Dalam diskursus keagamaan dan filosofis, seringkali muncul pembedaan antara konsep yang berasal dari "atas" atau "langit" dan konsep yang berakar pada "bumi" atau "duniawi". Pembedaan ini melahirkan terminologi Agama Samawi dan Agama Ardhi. Meskipun tidak selalu baku dalam setiap tradisi, pemahaman terhadap kedua kategori ini membantu kita mengklasifikasikan sumber otoritas dan fokus utama dari ajaran-ajaran tersebut.
Agama Samawi (berasal dari kata Arab Sama' yang berarti langit) umumnya merujuk pada agama-agama yang diyakini turun langsung dari wahyu ilahi, disampaikan melalui perantara (nabi atau rasul) yang ditunjuk Tuhan yang Maha Esa. Otoritas utama ajaran ini adalah teks-teks suci yang dianggap sebagai firman langsung dari Sang Pencipta.
Sebaliknya, Agama Ardhi (berasal dari kata Arab Ard yang berarti bumi) sering digunakan untuk mengelompokkan sistem kepercayaan yang tumbuh dan berkembang secara organik dari interaksi manusia dengan alam, tradisi lokal, atau interpretasi filosofis mendalam yang lahir dari pengalaman hidup di dunia. Fokusnya cenderung lebih terpusat pada praktik-praktik kultural, ritual alam, atau etika sosial yang terbentuk secara historis.
Agama Samawi memiliki beberapa karakteristik fundamental yang membedakannya. Struktur ajarannya cenderung monoteistik (percaya pada satu Tuhan) dan eskatologis (memiliki pandangan jelas mengenai akhir zaman, surga, dan neraka).
Contoh utama dari kategori ini adalah Yudaisme, Kristen, dan Islam. Meskipun terdapat perbedaan teologis yang signifikan di antara ketiganya, kesamaan dalam kerangka sumber wahyu membuat mereka sering dikelompokkan dalam kategori Samawi atau Abrahamik.
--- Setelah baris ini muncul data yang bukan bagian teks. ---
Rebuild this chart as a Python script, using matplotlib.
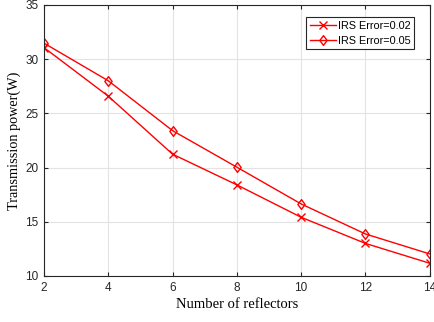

Agama Ardhi, yang sering tumpang tindih dengan istilah agama alam atau agama tradisional setempat (paganisme), menunjukkan keragaman yang sangat besar karena ia tumbuh dari konteks geografis dan budaya yang spesifik. Fokus utamanya adalah menjaga harmoni dengan alam semesta yang dipahami secara lokal.
Kategori ini mencakup berbagai kepercayaan pribumi di seluruh dunia, seperti Shintoisme (meskipun memiliki aspek metafisik yang mendalam), animisme, dan banyak bentuk kebudayaan spiritual yang tidak memiliki nabi sentral atau kitab suci tunggal yang diyakini diturunkan langsung dari langit.
Penting untuk dicatat bahwa klasifikasi agama Samawi dan agama Ardhi bukanlah pemisahan yang mutlak dan kaku. Dalam praktiknya, sering terjadi sinkretisme, di mana elemen-elemen Samawi diserap dan diadaptasi ke dalam praktik-praktik lokal, atau sebaliknya, tradisi Ardhi lama diinterpretasikan ulang melalui lensa wahyu langit.
Misalnya, perayaan atau ritual panen dalam budaya yang telah menganut agama Samawi seringkali mempertahankan akar filosofi Ardhi tentang penghargaan terhadap bumi dan kesuburan. Hal ini menunjukkan bahwa spiritualitas manusia cenderung mencari keseimbangan antara tuntutan ilahi yang datang dari atas (transendensi) dan realitas hidup yang harus dijalani di dunia (imanensi).
Memahami kedua paradigma ini membuka wawasan tentang bagaimana manusia mencari makna—apakah melalui penerimaan pesan yang diwahyukan secara eksternal, atau melalui pendalaman dan penghormatan terhadap realitas tempat mereka berpijak di bumi ini.